Arming your crew with the appropriate FR gear is a feat in itself. Navigating the ever-changing sea of standards? Now that’s another beast entirely. Bulwark is here to help you choose the right FR program by ensuring you have a thorough grasp on the standards and what they mean for you—and your crew.
When the National Fire Protection Association (NFPA) introduced the term “Arc-Rated” or “AR” in its 2012 revision to NFPA 70E, it was a bit of a head-scratcher. The question on every safety manager’s mind was: what’s the difference between AR and FR? According to Bulwark’s Technical Training Manager, Derek Sang, the most basic and important thing to know when it comes to AR and FR is that all arc-rated clothing is flame resistant, but not all flame resistant clothing is arc-rated.
For a piece of clothing to be considered flame resistant, the fabric used to make the garment must withstand ignition and/or rapidly self-extinguish in order to protect the wearer from the dangers of flash fire, arc flash, molten metals and other hazards.

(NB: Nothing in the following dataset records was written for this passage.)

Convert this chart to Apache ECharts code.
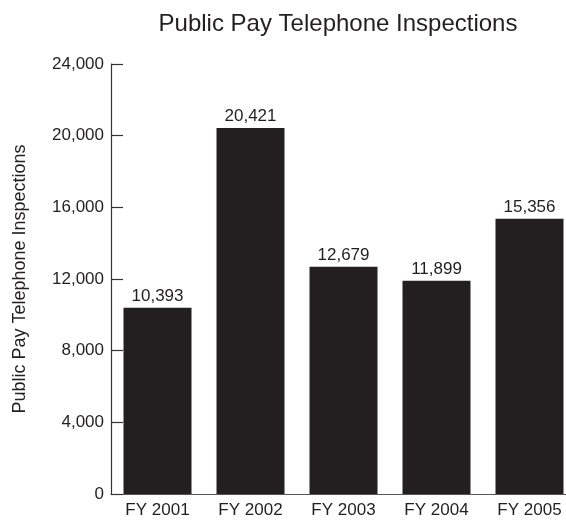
<!DOCTYPE html>
<html>
<head>
<meta charset="utf-8">
<script src="https://cdn.jsdelivr.net/npm/echarts@6/dist/echarts.min.js"></script>
<style>html,body{margin:0;padding:0;background:#fff}#c{width:566px;height:525px}</style>
</head>
<body>
<div id="c"></div>
<script>
const categories = ["FY 2001", "FY 2002", "FY 2003", "FY 2004", "FY 2005"];
const inspections = [10393, 20421, 12679, 11899, 15356];
const yTicks = [0, 4000, 8000, 12000, 16000, 20000, 24000];

const FONT = '"Liberation Sans Narrow", "Arial Narrow", "Liberation Sans", sans-serif';
const chart = echarts.init(document.getElementById('c'));
chart.setOption({
  animation: false,
  title: {
    text: 'Public Pay Telephone Inspections',
    left: 333, top: 7, textAlign: 'center',
    textStyle: { fontFamily: FONT, fontSize: 24, fontWeight: 'normal', color: '#231f20' }
  },
  grid: { left: 111, top: 64, width: 465, height: 430, containLabel: false, outerBoundsMode: 'none' },
  xAxis: {
    type: 'category',
    data: categories,
    axisLine: { lineStyle: { color: '#555', width: 1 } },
    axisTick: { show: false },
    axisLabel: { fontFamily: FONT, fontSize: 17, color: '#231f20', margin: 8 }
  },
  yAxis: {
    type: 'value',
    min: yTicks[0], max: yTicks[yTicks.length - 1], interval: 4000,
    name: 'Public Pay Telephone Inspections',
    nameLocation: 'middle', nameGap: 82, nameRotate: 90,
    nameTextStyle: { fontFamily: FONT, fontSize: 18, color: '#231f20' },
    splitLine: { show: false },
    axisLine: { show: true, lineStyle: { color: '#333', width: 1.2 } },
    axisTick: { show: true, inside: true, length: 12, lineStyle: { color: '#333', width: 1.2 } },
    axisLabel: {
      fontFamily: FONT, fontSize: 17, color: '#231f20', margin: 7,
      formatter: v => v.toLocaleString('en-US')
    }
  },
  series: [{
    type: 'bar',
    data: inspections,
    barWidth: 68,
    itemStyle: { color: '#231f20' },
    label: {
      show: true, position: 'top', distance: 3,
      fontFamily: FONT, fontSize: 17, color: '#231f20',
      formatter: p => p.value.toLocaleString('en-US')
    }
  }]
});
</script>
</body>
</html>
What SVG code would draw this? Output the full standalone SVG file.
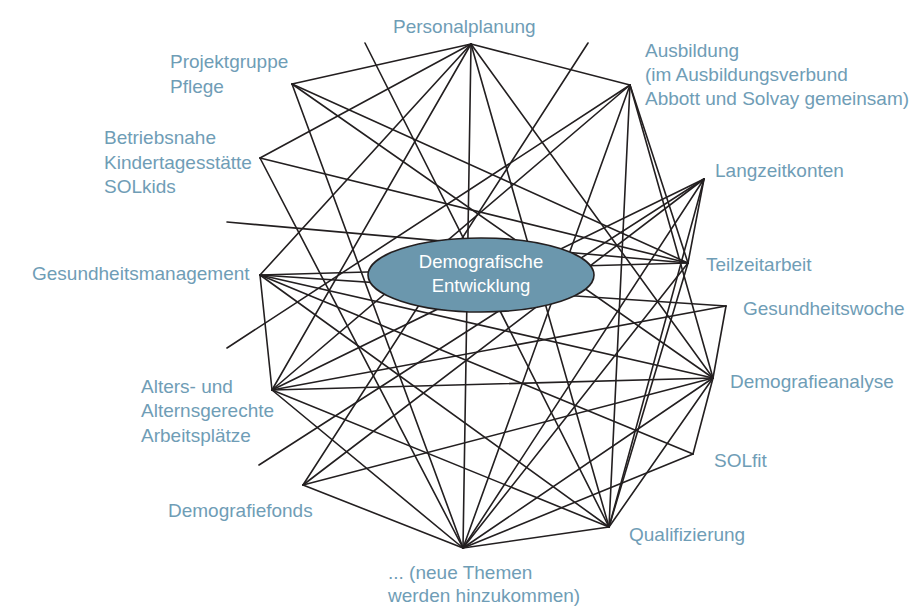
<svg xmlns="http://www.w3.org/2000/svg" width="913" height="607" viewBox="0 0 913 607">
<style>
.l{stroke:#231f20;stroke-width:1.6;fill:none;stroke-linecap:round}
.t{font-family:"Liberation Sans",Arial,sans-serif;font-size:19px;fill:#6f9db6}
.c{font-family:"Liberation Sans",Arial,sans-serif;font-size:18.5px;fill:#ffffff;text-anchor:middle}
</style>
<rect width="913" height="607" fill="#ffffff"/>
<g id="connectors">
<line class="l" x1="471" y1="44" x2="292" y2="84"/>
<line class="l" x1="471" y1="44" x2="260" y2="158"/>
<line class="l" x1="471" y1="44" x2="260" y2="275"/>
<line class="l" x1="471" y1="44" x2="272" y2="390"/>
<line class="l" x1="471" y1="44" x2="463" y2="548"/>
<line class="l" x1="471" y1="44" x2="609" y2="527"/>
<line class="l" x1="471" y1="44" x2="713" y2="378"/>
<line class="l" x1="471" y1="44" x2="630" y2="85"/>
<line class="l" x1="292" y1="84" x2="688" y2="263"/>
<line class="l" x1="292" y1="84" x2="713" y2="378"/>
<line class="l" x1="292" y1="84" x2="463" y2="548"/>
<line class="l" x1="260" y1="158" x2="688" y2="263"/>
<line class="l" x1="260" y1="158" x2="463" y2="548"/>
<line class="l" x1="260" y1="275" x2="272" y2="390"/>
<line class="l" x1="260" y1="275" x2="688" y2="263"/>
<line class="l" x1="260" y1="275" x2="726" y2="306"/>
<line class="l" x1="260" y1="275" x2="713" y2="378"/>
<line class="l" x1="260" y1="275" x2="693" y2="454"/>
<line class="l" x1="260" y1="275" x2="609" y2="527"/>
<line class="l" x1="272" y1="390" x2="630" y2="85"/>
<line class="l" x1="272" y1="390" x2="726" y2="306"/>
<line class="l" x1="272" y1="390" x2="713" y2="378"/>
<line class="l" x1="272" y1="390" x2="609" y2="527"/>
<line class="l" x1="272" y1="390" x2="463" y2="548"/>
<line class="l" x1="272" y1="390" x2="704" y2="179"/>
<line class="l" x1="303" y1="485" x2="713" y2="378"/>
<line class="l" x1="303" y1="485" x2="463" y2="548"/>
<line class="l" x1="303" y1="485" x2="588" y2="43"/>
<line class="l" x1="303" y1="485" x2="704" y2="179"/>
<line class="l" x1="630" y1="85" x2="227" y2="348"/>
<line class="l" x1="630" y1="85" x2="463" y2="548"/>
<line class="l" x1="630" y1="85" x2="609" y2="527"/>
<line class="l" x1="630" y1="85" x2="688" y2="263"/>
<line class="l" x1="630" y1="85" x2="713" y2="378"/>
<line class="l" x1="704" y1="179" x2="688" y2="263"/>
<line class="l" x1="704" y1="179" x2="609" y2="527"/>
<line class="l" x1="704" y1="179" x2="463" y2="548"/>
<line class="l" x1="704" y1="179" x2="259" y2="465"/>
<line class="l" x1="688" y1="263" x2="609" y2="527"/>
<line class="l" x1="688" y1="263" x2="463" y2="548"/>
<line class="l" x1="227" y1="222" x2="688" y2="263"/>
<line class="l" x1="365" y1="43" x2="609" y2="527"/>
<line class="l" x1="726" y1="306" x2="713" y2="378"/>
<line class="l" x1="713" y1="378" x2="693" y2="454"/>
<line class="l" x1="713" y1="378" x2="609" y2="527"/>
<line class="l" x1="713" y1="378" x2="463" y2="548"/>
<line class="l" x1="693" y1="454" x2="463" y2="548"/>
<line class="l" x1="609" y1="527" x2="463" y2="548"/>
</g>
<g id="center">
<ellipse cx="481" cy="275" rx="113" ry="37" fill="#6b97ad" stroke="#231f20" stroke-width="1.6"/>
<text class="c" x="481" y="268">Demografische</text>
<text class="c" x="481" y="292">Entwicklung</text>
</g>
<g id="n-personalplanung"><text class="t" x="393" y="33">Personalplanung</text></g>
<g id="n-ausbildung"><text class="t" x="645" y="57">Ausbildung</text><text class="t" x="645" y="81">(im Ausbildungsverbund</text><text class="t" x="645" y="105">Abbott und Solvay gemeinsam)</text></g>
<g id="n-projektgruppe"><text class="t" x="170" y="68">Projektgruppe</text><text class="t" x="170" y="93">Pflege</text></g>
<g id="n-kita"><text class="t" x="104" y="144">Betriebsnahe</text><text class="t" x="104" y="169">Kindertagesstätte</text><text class="t" x="104" y="193">SOLkids</text></g>
<g id="n-langzeit"><text class="t" x="715" y="177">Langzeitkonten</text></g>
<g id="n-teilzeit"><text class="t" x="706" y="271">Teilzeitarbeit</text></g>
<g id="n-gesundheitsmanagement"><text class="t" x="32" y="280">Gesundheitsmanagement</text></g>
<g id="n-gesundheitswoche"><text class="t" x="743" y="315">Gesundheitswoche</text></g>
<g id="n-demografieanalyse"><text class="t" x="730" y="388">Demografieanalyse</text></g>
<g id="n-alters"><text class="t" x="141" y="393">Alters- und</text><text class="t" x="141" y="417">Alternsgerechte</text><text class="t" x="141" y="442">Arbeitsplätze</text></g>
<g id="n-solfit"><text class="t" x="714" y="467">SOLfit</text></g>
<g id="n-demografiefonds"><text class="t" x="168" y="517">Demografiefonds</text></g>
<g id="n-qualifizierung"><text class="t" x="629" y="541">Qualifizierung</text></g>
<g id="n-neue"><text class="t" x="388" y="579">... (neue Themen</text><text class="t" x="388" y="602">werden hinzukommen)</text></g>
</svg>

In the event of a flash fire or arc flash, the FR PPE worn must resist catching fire, melting, and continuing to burn after the initial flash to act as a barrier between the wearer and the hazard.
The fabric used to create arc-rated clothing is subject to additional tests, above and beyond fabric labeled simply “FR.” Primarily, it is exposed to a series of arc flashes to determine how much energy the fabric is able to block before it would likely cause the wearer to obtain a 2nd degree burn, 50% of the time. The result of this test, expressed in calories, is known as the Arc Thermal Performance Value (ATPV).
Current standards for arc flash protection, detailed by NFPA 70E, state that all PPE clothing must also be flame resistant to qualify for an arc rating. In other words: all AR clothing is FR, but not all FR clothing is AR. This is because, based on the results of the series of tests outlined above, equipment rated FR may not always provide the adequate level of protection for workers who are at risk of encountering arc flashes. These employees—general industry electricians (70E)— must wear the appropriate level of AR clothing for the hazard, in order to reduce their risk of serious injury or death caused by an arc flash.